* Start *

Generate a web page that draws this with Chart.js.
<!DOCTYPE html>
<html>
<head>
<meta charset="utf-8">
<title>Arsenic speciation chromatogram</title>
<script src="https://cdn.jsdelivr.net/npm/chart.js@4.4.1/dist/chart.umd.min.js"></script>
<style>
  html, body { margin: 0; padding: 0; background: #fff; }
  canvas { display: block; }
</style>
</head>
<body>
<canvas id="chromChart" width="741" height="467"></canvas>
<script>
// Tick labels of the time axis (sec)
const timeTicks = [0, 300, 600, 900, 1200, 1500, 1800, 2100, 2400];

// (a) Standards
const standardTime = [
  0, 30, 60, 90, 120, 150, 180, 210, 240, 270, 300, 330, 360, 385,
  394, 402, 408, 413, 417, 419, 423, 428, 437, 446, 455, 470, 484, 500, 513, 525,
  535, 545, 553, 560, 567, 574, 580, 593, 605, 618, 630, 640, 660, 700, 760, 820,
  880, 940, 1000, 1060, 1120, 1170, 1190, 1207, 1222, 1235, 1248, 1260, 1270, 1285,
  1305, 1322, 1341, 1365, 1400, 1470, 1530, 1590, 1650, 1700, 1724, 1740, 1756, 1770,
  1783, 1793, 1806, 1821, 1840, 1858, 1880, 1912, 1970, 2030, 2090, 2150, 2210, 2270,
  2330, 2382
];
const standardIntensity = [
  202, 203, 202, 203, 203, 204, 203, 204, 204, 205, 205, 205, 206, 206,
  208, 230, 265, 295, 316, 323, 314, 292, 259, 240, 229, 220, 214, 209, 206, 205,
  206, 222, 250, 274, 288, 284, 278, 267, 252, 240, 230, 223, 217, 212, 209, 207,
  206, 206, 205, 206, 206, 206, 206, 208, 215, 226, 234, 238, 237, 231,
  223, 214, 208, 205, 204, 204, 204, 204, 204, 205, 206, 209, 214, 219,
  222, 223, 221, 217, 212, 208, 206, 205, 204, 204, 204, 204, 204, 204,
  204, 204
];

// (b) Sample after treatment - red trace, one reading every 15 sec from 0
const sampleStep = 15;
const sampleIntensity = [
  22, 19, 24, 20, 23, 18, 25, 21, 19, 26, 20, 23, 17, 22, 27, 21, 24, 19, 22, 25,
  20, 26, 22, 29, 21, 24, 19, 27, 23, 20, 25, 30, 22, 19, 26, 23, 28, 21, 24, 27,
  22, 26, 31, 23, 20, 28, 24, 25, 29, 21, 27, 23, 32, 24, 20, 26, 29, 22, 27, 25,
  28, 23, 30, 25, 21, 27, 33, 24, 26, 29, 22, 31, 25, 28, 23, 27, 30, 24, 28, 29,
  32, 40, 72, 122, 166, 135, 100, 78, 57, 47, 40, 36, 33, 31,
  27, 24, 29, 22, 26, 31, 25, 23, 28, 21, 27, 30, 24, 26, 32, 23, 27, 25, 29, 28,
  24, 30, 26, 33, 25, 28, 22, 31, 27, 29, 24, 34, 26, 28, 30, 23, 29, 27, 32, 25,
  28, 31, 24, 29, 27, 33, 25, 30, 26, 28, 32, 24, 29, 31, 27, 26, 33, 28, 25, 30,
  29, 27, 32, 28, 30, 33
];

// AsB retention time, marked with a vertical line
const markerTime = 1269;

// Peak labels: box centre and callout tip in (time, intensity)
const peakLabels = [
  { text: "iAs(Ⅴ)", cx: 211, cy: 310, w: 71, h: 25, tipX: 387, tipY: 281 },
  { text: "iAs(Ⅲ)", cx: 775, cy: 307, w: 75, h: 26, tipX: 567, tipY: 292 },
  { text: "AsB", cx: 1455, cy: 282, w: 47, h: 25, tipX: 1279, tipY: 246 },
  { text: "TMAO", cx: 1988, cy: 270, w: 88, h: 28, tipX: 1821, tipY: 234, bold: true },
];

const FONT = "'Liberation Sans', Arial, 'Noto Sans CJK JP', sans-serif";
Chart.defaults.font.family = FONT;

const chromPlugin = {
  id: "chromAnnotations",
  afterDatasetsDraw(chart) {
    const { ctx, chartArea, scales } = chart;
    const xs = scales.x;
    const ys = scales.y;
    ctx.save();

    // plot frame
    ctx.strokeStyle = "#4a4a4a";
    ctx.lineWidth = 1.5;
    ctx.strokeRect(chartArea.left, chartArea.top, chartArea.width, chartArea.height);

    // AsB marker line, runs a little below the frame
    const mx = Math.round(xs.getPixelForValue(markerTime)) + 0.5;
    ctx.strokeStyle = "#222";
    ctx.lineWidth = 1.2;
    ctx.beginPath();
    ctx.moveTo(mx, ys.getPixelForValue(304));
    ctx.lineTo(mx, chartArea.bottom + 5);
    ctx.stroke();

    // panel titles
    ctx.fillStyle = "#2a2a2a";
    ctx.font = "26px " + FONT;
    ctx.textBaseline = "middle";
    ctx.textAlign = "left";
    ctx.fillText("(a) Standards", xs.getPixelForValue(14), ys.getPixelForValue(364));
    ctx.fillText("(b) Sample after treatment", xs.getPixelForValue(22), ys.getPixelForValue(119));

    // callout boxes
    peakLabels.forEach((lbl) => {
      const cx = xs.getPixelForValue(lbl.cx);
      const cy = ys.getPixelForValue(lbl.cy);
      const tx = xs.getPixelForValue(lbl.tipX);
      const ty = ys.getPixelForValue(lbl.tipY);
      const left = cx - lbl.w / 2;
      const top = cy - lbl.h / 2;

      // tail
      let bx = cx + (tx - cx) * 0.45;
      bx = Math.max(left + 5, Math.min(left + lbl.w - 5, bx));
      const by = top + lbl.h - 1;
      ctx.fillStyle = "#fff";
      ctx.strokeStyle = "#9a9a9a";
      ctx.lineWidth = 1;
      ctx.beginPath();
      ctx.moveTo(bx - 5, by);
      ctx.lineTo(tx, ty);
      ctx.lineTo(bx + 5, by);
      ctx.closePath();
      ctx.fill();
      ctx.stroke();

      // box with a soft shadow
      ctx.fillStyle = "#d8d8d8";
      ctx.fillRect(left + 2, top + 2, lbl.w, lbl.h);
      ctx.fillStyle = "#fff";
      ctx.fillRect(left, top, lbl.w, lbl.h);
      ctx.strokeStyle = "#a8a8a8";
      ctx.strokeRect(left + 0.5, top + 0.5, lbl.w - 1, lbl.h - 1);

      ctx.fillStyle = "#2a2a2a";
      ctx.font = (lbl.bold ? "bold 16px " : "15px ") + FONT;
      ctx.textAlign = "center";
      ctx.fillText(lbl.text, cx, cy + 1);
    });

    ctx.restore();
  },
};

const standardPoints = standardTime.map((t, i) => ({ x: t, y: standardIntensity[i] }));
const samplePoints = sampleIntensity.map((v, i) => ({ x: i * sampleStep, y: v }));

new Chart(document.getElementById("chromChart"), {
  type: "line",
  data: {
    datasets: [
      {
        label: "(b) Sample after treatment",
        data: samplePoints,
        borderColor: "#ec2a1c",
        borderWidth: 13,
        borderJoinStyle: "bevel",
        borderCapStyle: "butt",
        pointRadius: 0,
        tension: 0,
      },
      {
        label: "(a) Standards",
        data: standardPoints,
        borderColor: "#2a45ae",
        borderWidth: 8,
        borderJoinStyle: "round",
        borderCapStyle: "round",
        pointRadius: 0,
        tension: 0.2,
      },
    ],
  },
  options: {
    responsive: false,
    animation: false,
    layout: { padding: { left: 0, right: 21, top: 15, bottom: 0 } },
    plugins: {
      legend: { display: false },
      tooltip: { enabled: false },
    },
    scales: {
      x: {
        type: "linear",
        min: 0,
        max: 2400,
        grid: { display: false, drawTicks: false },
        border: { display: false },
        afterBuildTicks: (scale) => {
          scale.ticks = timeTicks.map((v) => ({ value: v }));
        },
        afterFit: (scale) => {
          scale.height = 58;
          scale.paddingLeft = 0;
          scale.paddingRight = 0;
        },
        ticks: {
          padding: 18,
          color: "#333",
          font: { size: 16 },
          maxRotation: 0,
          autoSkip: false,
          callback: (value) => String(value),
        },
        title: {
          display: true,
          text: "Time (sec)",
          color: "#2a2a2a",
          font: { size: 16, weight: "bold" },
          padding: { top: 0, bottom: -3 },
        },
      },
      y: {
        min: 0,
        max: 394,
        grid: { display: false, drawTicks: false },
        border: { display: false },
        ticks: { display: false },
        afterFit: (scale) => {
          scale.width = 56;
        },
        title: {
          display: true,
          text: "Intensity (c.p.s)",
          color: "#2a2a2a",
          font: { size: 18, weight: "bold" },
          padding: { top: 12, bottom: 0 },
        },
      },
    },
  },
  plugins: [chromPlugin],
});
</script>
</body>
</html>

* End *
* Start *

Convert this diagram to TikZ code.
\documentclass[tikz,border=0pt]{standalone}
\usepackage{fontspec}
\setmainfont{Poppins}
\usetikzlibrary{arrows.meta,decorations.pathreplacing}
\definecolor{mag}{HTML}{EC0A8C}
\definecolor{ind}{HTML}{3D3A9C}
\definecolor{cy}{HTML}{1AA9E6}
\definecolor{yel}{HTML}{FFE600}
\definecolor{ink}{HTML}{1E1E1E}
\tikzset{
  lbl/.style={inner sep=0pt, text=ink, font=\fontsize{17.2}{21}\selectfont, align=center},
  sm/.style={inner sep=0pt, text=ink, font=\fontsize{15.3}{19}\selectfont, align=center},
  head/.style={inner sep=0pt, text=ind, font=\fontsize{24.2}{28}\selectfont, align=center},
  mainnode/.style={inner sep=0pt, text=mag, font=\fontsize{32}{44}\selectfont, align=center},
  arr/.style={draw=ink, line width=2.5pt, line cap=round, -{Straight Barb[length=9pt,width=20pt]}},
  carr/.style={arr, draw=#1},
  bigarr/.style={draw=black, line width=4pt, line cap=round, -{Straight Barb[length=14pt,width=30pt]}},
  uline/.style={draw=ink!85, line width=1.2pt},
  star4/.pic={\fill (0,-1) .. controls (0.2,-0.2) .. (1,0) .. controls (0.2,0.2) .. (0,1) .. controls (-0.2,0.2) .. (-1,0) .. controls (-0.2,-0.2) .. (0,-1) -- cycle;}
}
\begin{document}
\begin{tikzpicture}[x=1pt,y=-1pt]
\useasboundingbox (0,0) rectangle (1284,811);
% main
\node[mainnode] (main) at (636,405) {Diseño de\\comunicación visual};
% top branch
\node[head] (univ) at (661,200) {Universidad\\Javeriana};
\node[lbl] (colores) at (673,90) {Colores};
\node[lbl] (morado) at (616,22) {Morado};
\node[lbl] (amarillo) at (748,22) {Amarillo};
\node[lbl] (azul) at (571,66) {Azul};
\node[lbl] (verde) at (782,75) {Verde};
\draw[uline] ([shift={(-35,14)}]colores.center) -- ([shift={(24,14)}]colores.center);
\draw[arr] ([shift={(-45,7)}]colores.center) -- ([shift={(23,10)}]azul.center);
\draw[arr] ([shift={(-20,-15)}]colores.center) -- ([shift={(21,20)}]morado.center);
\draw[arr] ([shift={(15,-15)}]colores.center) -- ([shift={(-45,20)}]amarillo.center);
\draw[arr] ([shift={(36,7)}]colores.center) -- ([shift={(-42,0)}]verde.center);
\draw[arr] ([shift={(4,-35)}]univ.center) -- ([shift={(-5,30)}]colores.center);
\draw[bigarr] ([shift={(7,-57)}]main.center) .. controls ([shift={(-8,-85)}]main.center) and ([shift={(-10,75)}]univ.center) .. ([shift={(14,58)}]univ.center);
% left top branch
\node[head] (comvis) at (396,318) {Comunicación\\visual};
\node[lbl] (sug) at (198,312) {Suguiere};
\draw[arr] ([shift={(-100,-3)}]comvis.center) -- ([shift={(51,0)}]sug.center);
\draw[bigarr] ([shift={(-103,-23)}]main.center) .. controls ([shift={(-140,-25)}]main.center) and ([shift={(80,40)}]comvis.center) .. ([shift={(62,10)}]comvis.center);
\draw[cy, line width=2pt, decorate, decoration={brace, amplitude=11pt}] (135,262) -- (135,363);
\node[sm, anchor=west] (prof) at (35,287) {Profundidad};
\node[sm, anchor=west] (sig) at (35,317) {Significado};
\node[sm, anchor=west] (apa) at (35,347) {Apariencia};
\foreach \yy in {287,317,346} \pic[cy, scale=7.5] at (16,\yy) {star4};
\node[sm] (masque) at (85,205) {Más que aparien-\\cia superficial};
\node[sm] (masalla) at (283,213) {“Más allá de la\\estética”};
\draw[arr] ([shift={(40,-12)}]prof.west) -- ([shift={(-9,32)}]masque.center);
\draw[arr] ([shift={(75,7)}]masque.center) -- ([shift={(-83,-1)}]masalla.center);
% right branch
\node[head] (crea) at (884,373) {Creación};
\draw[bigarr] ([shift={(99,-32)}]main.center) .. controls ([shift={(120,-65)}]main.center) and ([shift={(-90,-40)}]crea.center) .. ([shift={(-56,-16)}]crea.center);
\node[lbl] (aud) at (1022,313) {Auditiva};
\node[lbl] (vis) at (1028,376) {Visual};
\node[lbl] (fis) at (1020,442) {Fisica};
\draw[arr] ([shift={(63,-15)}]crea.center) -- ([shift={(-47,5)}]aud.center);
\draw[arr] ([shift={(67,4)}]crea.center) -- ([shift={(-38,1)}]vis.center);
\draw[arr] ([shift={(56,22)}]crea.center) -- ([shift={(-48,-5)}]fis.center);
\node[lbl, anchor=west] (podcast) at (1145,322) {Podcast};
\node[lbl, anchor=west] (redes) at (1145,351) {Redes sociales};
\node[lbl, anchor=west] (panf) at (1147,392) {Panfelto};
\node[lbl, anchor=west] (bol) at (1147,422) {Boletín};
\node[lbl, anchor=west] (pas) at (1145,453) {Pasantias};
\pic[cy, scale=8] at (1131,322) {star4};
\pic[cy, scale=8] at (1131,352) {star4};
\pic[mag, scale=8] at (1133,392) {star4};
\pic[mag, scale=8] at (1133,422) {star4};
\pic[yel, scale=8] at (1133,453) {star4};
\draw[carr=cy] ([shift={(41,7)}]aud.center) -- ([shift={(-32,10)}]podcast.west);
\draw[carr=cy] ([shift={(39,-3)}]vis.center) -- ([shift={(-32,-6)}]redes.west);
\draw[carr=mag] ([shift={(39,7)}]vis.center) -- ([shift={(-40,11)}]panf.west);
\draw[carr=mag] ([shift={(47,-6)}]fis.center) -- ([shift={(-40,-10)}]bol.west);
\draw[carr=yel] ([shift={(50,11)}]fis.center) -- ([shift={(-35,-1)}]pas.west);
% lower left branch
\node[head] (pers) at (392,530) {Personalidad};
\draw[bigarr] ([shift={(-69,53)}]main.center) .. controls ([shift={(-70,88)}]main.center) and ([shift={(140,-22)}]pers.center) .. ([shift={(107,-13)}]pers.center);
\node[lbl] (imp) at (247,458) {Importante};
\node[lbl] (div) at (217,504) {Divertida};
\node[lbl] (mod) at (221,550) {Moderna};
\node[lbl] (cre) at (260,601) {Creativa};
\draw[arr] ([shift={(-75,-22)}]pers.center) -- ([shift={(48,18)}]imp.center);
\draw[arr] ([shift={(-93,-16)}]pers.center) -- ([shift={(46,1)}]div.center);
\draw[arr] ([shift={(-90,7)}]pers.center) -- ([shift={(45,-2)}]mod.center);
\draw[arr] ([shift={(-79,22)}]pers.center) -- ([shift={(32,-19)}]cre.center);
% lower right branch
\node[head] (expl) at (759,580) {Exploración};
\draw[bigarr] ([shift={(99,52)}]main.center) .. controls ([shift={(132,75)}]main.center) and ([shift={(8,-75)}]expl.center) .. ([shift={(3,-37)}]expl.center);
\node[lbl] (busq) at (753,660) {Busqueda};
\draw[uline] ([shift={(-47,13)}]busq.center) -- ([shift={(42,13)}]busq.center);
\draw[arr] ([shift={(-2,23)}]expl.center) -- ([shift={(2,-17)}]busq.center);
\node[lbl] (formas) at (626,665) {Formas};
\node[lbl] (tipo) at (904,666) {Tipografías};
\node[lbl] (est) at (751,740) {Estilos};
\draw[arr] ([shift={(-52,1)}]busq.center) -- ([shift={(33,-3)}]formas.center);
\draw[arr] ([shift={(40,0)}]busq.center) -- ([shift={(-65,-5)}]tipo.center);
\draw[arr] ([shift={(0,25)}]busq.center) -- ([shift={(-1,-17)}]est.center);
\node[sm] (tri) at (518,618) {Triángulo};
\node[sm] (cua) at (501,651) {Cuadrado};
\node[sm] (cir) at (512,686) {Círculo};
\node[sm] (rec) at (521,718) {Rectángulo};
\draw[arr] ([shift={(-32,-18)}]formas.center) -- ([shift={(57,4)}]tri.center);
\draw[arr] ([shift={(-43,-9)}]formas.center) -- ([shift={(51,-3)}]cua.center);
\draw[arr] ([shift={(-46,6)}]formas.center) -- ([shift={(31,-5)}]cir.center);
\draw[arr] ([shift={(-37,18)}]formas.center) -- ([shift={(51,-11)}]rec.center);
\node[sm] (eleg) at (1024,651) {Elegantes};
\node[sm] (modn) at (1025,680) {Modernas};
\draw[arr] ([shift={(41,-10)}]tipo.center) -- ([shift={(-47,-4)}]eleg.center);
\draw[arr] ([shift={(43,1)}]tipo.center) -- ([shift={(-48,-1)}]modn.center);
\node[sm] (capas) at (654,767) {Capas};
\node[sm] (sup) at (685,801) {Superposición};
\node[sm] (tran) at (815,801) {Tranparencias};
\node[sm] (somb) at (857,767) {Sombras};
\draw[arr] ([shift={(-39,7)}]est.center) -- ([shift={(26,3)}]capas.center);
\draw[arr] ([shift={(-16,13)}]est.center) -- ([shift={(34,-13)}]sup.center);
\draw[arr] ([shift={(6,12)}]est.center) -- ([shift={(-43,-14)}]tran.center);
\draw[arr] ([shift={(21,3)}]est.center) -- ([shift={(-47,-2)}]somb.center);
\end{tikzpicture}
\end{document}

* End *
* Start *

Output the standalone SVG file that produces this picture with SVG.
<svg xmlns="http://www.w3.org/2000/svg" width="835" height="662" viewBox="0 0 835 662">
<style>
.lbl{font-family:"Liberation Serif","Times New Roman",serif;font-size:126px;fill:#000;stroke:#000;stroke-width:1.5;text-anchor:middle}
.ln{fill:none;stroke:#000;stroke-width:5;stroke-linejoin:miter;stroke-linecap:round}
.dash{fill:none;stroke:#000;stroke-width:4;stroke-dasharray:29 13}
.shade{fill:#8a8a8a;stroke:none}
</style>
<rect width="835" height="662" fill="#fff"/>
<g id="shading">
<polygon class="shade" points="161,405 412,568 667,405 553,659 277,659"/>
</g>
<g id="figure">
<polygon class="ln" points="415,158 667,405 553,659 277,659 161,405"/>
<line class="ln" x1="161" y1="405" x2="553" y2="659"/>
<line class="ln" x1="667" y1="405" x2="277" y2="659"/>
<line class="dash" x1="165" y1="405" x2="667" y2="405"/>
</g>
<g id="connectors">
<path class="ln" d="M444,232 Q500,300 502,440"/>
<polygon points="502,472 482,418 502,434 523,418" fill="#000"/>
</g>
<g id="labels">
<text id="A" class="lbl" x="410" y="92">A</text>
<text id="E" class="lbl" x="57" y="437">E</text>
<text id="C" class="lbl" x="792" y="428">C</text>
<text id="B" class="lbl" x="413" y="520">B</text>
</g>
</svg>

* End *

## Short exercise
Which lines above contain the word "that"? Copy each of them.

## Solution
Generate a web page that draws this with Chart.js.
Output the standalone SVG file that produces this picture with SVG.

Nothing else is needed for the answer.